Solving package specifications: ..........
Package plan for package removal in environment //anaconda/envs/test_env:
The following packages will be REMOVED:
rasterio: 0.35.1-np111py27_1 conda-forge
Proceed ([y]/n)? y
Unlinking packages ...
[ COMPLETE ]|#######################################################################################################| 100%
10.0.8 Creating environment from an environment file
Now, let’s install environment.yml
environment file above so that we can create a conda environment called test_env
.
$ conda env create --file environment.yml
Create an environment on your laptop with an older version of Python!
Clone this GitHub repository.
Try to run some antiquated (Python 3.0.0 and higher compatible) Python code, such as
python -c "print 'Back from the Future'"
. This should fail.In the terminal, navigate to the root of the repository and run:
conda env create --file environment.yml
(note: If you have a M1/M2 Mac, please run this command instead: CONDA_SUBDIR=osx-64 conda env create –file environment.yml).Activate the environment by typing
conda activate oldie_but_a_goodie
Try again to run some antiquated (Python 3.0.0 and higher compatible) Python code, such as
python -c "print 'Back from the Future'"
. If you activated your environment correctly, this should succeed!
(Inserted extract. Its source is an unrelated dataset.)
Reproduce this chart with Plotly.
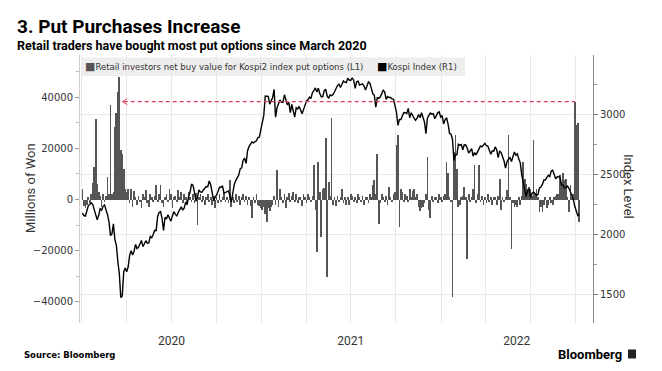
import pandas as pd
import plotly.graph_objects as go

# ---- data (3-day sampling grid starting 2020-01-02) ----
start_date = "2020-01-02"

kospi_index = [
    2175, 2155, 2151, 2206, 2238, 2250, 2262, 2246, 2200, 2148,
    2119, 2157, 2211, 2201, 2232, 2243, 2208, 2162, 2103, 1987,
    2002, 2085, 1954, 1908, 1771, 1672, 1470, 1482, 1686, 1717,
    1685, 1725, 1823, 1861, 1825, 1857, 1914, 1879, 1889, 1922,
    1947, 1895, 1928, 1945, 1924, 1927, 1980, 1970, 1999, 2031,
    2029, 2147, 2181, 2188, 2132, 2030, 2141, 2126, 2161, 2134,
    2108, 2152, 2187, 2167, 2150, 2183, 2201, 2228, 2200, 2217,
    2267, 2249, 2311, 2351, 2418, 2407, 2348, 2274, 2304, 2369,
    2353, 2349, 2368, 2384, 2397, 2396, 2443, 2412, 2333, 2278,
    2308, 2327, 2358, 2391, 2391, 2403, 2341, 2346, 2355, 2360,
    2326, 2267, 2343, 2416, 2447, 2475, 2493, 2545, 2553, 2617,
    2633, 2591, 2696, 2731, 2755, 2770, 2762, 2772, 2778, 2806,
    2809, 2873, 2944, 2991, 3152, 3148, 3150, 3085, 3114, 3140,
    3208, 2976, 3056, 3087, 3120, 3100, 3100, 3163, 3107, 3079,
    3099, 3013, 3082, 3026, 2976, 3054, 3045, 3066, 3039, 3005,
    3041, 3071, 3112, 3120, 3143, 3131, 3182, 3198, 3220, 3186,
    3217, 3174, 3147, 3147, 3197, 3209, 3153, 3134, 3162, 3156,
    3165, 3188, 3221, 3240, 3252, 3224, 3249, 3278, 3268, 3264,
    3302, 3286, 3282, 3305, 3285, 3217, 3271, 3276, 3244, 3250,
    3254, 3236, 3202, 3237, 3270, 3260, 3208, 3171, 3158, 3060,
    3138, 3133, 3144, 3175, 3201, 3188, 3125, 3149, 3140, 3140,
    3128, 3125, 3060, 3019, 2908, 2956, 2956, 2988, 3015, 3013,
    3006, 3049, 2970, 3013, 2983, 2969, 2950, 2968, 2998, 2971,
    3013, 2980, 2936, 2839, 2968, 2991, 3010, 3001, 3006, 2963,
    2984, 3012, 3020, 2977, 2989, 2920, 2954, 2972, 2921, 2842,
    2834, 2792, 2614, 2663, 2663, 2750, 2741, 2747, 2704, 2745,
    2744, 2719, 2676, 2699, 2713, 2651, 2680, 2661, 2686, 2707,
    2736, 2729, 2741, 2757, 2739, 2735, 2700, 2666, 2696, 2693,
    2728, 2704, 2639, 2695, 2680, 2644, 2610, 2550, 2604, 2625,
    2639, 2605, 2638, 2685, 2658, 2670, 2626, 2595, 2493, 2440,
    2391, 2314, 2366, 2377, 2305, 2341, 2350, 2340, 2322, 2330,
    2386, 2393, 2415, 2452, 2452, 2473, 2490, 2480, 2527, 2533,
    2492, 2462, 2477, 2481, 2472, 2409, 2410, 2384, 2390, 2401,
    2382, 2350, 2320, 2290, 2230, 2200, 2155, 2165,
]

# retail net buy value of Kospi2 put options, thousands of millions of won
put_net_buy_k = [
    4, -2.5, -3.5, -2, 1, -1.5, 2, 6.3, 12.8, 31.7,
    6, 3, 1.5, -3, 2, -1, 1.5, 8.9, 2, 36.8,
    2, 3, 28.4, 33.8, 42, 47.8, 19.5, 18, 12, 4,
    3, 4.3, -1.5, 4, -2.9, 3.5, 1, -2, 1.5, -1,
    -3.5, 2, 1, 3.7, -1.5, -3, 2, 1, -1, 1.5,
    5.6, -1, 2, 5.6, -1.5, -3, 1, 2, -1, 4.3,
    2, -3.5, 1, 1.5, -1, 3.7, 1, 3, -1.5, 2,
    1, -2, 3, 1, -1, 2, -1.5, 2.5, -10, 1,
    2, -1, 1.5, -2, 1, 2, -1, 1, -2, 1.5,
    -3.5, 1, -1.5, 2, -1, 1, 2.5, -1, 1, -1.5,
    7.6, -2.9, 1, -1.5, 2, -1, 1.5, -2, 1, 2,
    -1, 1.5, -2, 1, -2.5, -7.4, 1, -1.5, 2, -2,
    -2.5, -3.5, -4, -3, -5.5, -8.7, -3.5, -4.5, -3, -2,
    1.5, -2, 11.5, -2.9, 4.3, 1, -1.5, 2, -3.5, 1,
    2.5, -1, 1.5, 3, -1, 2, -1.5, 1, 1, -2.5,
    2, 1, -1.5, 2, 1, -1, 1.5, 13.5, -4.2, -20.5,
    14.8, 3, -14.6, 4.3, 4.5, 23.9, -30.3, 7, 1.5, 31.8,
    -2, 1, -2.5, 1.5, -1, 1, 4.3, -1.5, 1, -2,
    1, -2, 2, 1.5, -1, 1, -1.5, 2, 1, -1,
    1.5, -2, 1, 1, -1.5, 2, 1, 5.6, 7.6, 2,
    18, -9.4, -1.5, 2, 1, -1, 1.5, -2, 5, 1,
    -1, 2, 3, 21.3, 25.2, -10.7, 4, 3, -1, 2,
    1.5, -1, 4.3, 1, 3.5, 4.3, 1, 2, -3, -4.5,
    -3.5, -3, -1.5, 2, 16.7, -4, -7.4, 1.5, -1, 1,
    1, -1.5, 2, 1, -1, 1.5, 2, 14.8, 10.2, 1,
    -1, -38.2, 18.7, 25.2, 12, -3, -2, 1, 1.5, 5,
    1, -23.1, 2, -1, 1, 4.3, 13.5, -1.5, 2, 13.5,
    -1, 1.5, -2, 1, -1.5, 2, -1, 1, -2, 1,
    1, -2, 1.5, 8.2, -4, 1, -1, 1, 3.7, 25.2,
    1, -19.2, -1.5, -3, -2, -3, 1, -2, 1.5, 14.8,
    8.2, 6, 4.3, 5, 4, 1.5, 23.3, 2, 4.3, 1,
    -4.8, -3, -4.8, -2, 1, -3.5, -2, 1, -1.5, -2,
    1, 1.5, 2, 2, 9.5, 7, 10.2, 7.6, 8, 1,
    -4.8, 5.6, 1, 2, 38.3, 29.1, 29.8, -8.7,
]

year_ticks = ["2020-07-01", "2021-07-01", "2022-06-04"]
year_labels = ["2020", "2021", "2022"]

series_names = ["Retail investors net buy value for Kospi2 index put options (L1)",
                "Kospi Index (R1)"]

# ---- build ----
dates = pd.date_range(start=start_date, periods=len(kospi_index), freq="3D")
put_values = [v * 1000 for v in put_net_buy_k]

BAR_COLOR = "#555555"
ARROW_COLOR = "#e23d58"
FONT = "DejaVu Sans"
TITLE_FONT = "Roboto, sans-serif"

fig = go.Figure()
fig.add_trace(go.Bar(x=dates, y=put_values, name=series_names[0],
                     marker=dict(color=BAR_COLOR, line=dict(width=0)),
                     width=1.5 * 86400000, yaxis="y", showlegend=False))
fig.add_trace(go.Scatter(x=dates, y=kospi_index, name=series_names[1], mode="lines",
                         line=dict(color="#000000", width=1.4), yaxis="y2",
                         showlegend=False))

W, H = 662, 371
L, R, T, B = 80, 69, 55, 48
pw, ph = W - L - R, H - T - B


def px(xp):
    return (xp - L) / pw


def py(yp):
    return (H - B - yp) / ph


fig.update_layout(
    width=W, height=H,
    margin=dict(l=L, r=R, t=T, b=B, autoexpand=False),
    paper_bgcolor="white", plot_bgcolor="white",
    bargap=0,
    font=dict(family=FONT, color="#333333", size=10),
    xaxis=dict(
        type="date", range=["2019-12-28", "2022-11-06"],
        tickmode="array", tickvals=year_ticks, ticktext=year_labels,
        ticks="", showgrid=False, zeroline=False, showline=False,
        tickfont=dict(family="Roboto", size=12, color="#333333"),
        ticklabelstandoff=9,
        minor=dict(tick0="2020-01-01", dtick="M3", showgrid=True,
                   gridcolor="#e9e9e9", gridwidth=1, ticks=""),
    ),
    yaxis=dict(
        range=[-48340, 56560], tick0=0, dtick=20000, tickformat="d",
        ticks="outside", ticklen=4, tickcolor="#999999",
        showgrid=False, zeroline=False,
        showline=True, linecolor="#cccccc", linewidth=1,
        tickfont=dict(size=10, color="#333333"),
        minor=dict(dtick=10000, ticks="outside", ticklen=3, tickcolor="#bbbbbb"),
    ),
    yaxis2=dict(
        overlaying="y", side="right",
        range=[1258, 3495], tick0=0, dtick=500, tickformat="d",
        ticks="outside", ticklen=4, tickcolor="#777777",
        showgrid=True, gridcolor="#e9e9e9", gridwidth=1, zeroline=False,
        showline=True, linecolor="#888888", linewidth=1,
        tickfont=dict(size=10, color="#333333"),
        minor=dict(dtick=250, ticks="outside", ticklen=3, tickcolor="#999999"),
    ),
)

# highlight arrow (dashed line from latest spike back to March 2020 level)
spike_idx = len(put_values) - 4
tip_idx = 27
level = put_values[spike_idx]
fig.add_shape(type="line", xref="x", yref="y",
              x0=dates[tip_idx + 1], x1=dates[spike_idx], y0=level, y1=level,
              line=dict(color=ARROW_COLOR, width=1.2, dash="4px,3px"))
for dy in (3, -3):
    fig.add_shape(type="line", xref="x", yref="y",
                  xsizemode="pixel", xanchor=dates[tip_idx], x0=0, x1=5,
                  ysizemode="pixel", yanchor=level, y0=0, y1=dy,
                  line=dict(color=ARROW_COLOR, width=1))

# legend box
fig.add_shape(type="rect", xref="paper", yref="paper",
              x0=0.002, x1=px(465), y0=py(76), y1=py(57.5),
              fillcolor="#eeeeee", line=dict(width=0), layer="below")

ann = []
ann.append(dict(xref="paper", yref="paper", x=px(83), y=py(66.5),
                xanchor="left", yanchor="middle", showarrow=False,
                text=f"<span style='color:{BAR_COLOR};font-size:11px'>■</span>{series_names[0]}",
                font=dict(family=FONT, size=8.5, color="#333333")))
ann.append(dict(xref="paper", yref="paper", x=px(375), y=py(66.5),
                xanchor="left", yanchor="middle", showarrow=False,
                text=f"<span style='color:#000000;font-size:11px'>■</span>{series_names[1]}",
                font=dict(family=FONT, size=8.5, color="#333333")))
# titles
ann.append(dict(xref="paper", yref="paper", x=px(15), y=py(27),
                xanchor="left", yanchor="middle", showarrow=False,
                text="<b>3. Put Purchases Increase</b>",
                font=dict(family=TITLE_FONT, size=19, color="#000000")))
ann.append(dict(xref="paper", yref="paper", x=px(15), y=py(45.5),
                xanchor="left", yanchor="middle", showarrow=False,
                text="<b>Retail traders have bought most put options since March 2020</b>",
                font=dict(family=TITLE_FONT, size=12.5, color="#000000")))
# axis titles
ann.append(dict(xref="paper", yref="paper", x=px(30), y=py(188),
                xanchor="center", yanchor="middle", showarrow=False, textangle=-90,
                text="Millions of Won", font=dict(family="Roboto", size=13, color="#333333")))
ann.append(dict(xref="paper", yref="paper", x=px(629), y=py(186),
                xanchor="center", yanchor="middle", showarrow=False, textangle=90,
                text="Index Level", font=dict(family="Roboto", size=13, color="#333333")))
# footer
ann.append(dict(xref="paper", yref="paper", x=px(22), y=py(355),
                xanchor="left", yanchor="middle", showarrow=False,
                text="<b>Source: Bloomberg</b>",
                font=dict(family=FONT, size=8.5, color="#000000")))
ann.append(dict(xref="paper", yref="paper", x=px(624), y=py(354),
                xanchor="right", yanchor="middle", showarrow=False,
                text="<b>Bloomberg</b>",
                font=dict(family="Roboto", size=13, color="#000000")))
fig.add_shape(type="rect", xref="paper", yref="paper",
              x0=px(628), x1=px(636), y0=py(358.5), y1=py(349.5),
              fillcolor="#222222", line=dict(width=0))
fig.update_layout(annotations=ann)

fig.write_html("out.html", config={"displayModeBar": False},
               post_script="document.body.style.margin='0px';document.body.style.overflow='hidden';")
10.0.9 Copying an environment
We can make an exact copy of an environment to an environment with a different name. This maybe useful for any testing versus live environments or different Python 3.7 versions for the same packages. In this example, test_env
is cloned to create live_env
.
conda create --name live_env --clone test_env
10.0.10 Listing all environments on your laptop
You may have created an environment and forgotten what you named it, or you want to do some cleanup and delete old environments (next topic), and so you want to see which exist on your computer and remove the ones you are no longer using. To do this we will use the info
command along with the --envs
flag/option.
conda info --envs
Listing all the conda
environments on your laptop with this command also shows you where conda
stores these environments. Typically conda
environments are stored in /Users/<USERNAME>/opt/miniconda3/envs
. This means that conda
environments are typically in your terminal’s path, resulting in the environments being accessible from any directory on your computer, regardless of where they were created. However, despite this flexibility, commonly one environment is created per project, and the environment.yml
file that is used for sharing the conda
environment is stored in the project root.
10.0.11 Deleting an environment
Since we are only testing out our environment, we will delete live_env
to remove some clutter. Make sure that you are not currently using live_env
.
conda env remove -n live_env
10.0.12 Making environments work well with JupyterLab
In brief, you need to install a kernel in the new conda environment in any new environment your create (ipykernel
for Python and the r-irkernel
package for R), and the nb_conda_kernels
package needs to be installed in the environment where JupyterLab is installed.
By default, JupyterLab only sees the conda environment where it is installed. Since it is quite annoying to install JupyterLab and its extensions separately in each environment, there is a package called nb_conda_kernels
that makes it possible to have a single installation of JupyterLab access kernels in other conda environments. This package needs to be installed in the conda environment where JupyterLab is installed. For the computer setup for this course, we did that in the base
environment, so that is where you would need to install nb_conda_kernels
to make this work.
More details are available in the nb_conda_kernels README).
Remember that when you forget a specific command you can type in the help command we have created mds-help
in you terminal to see a list of all commands we use in MDS.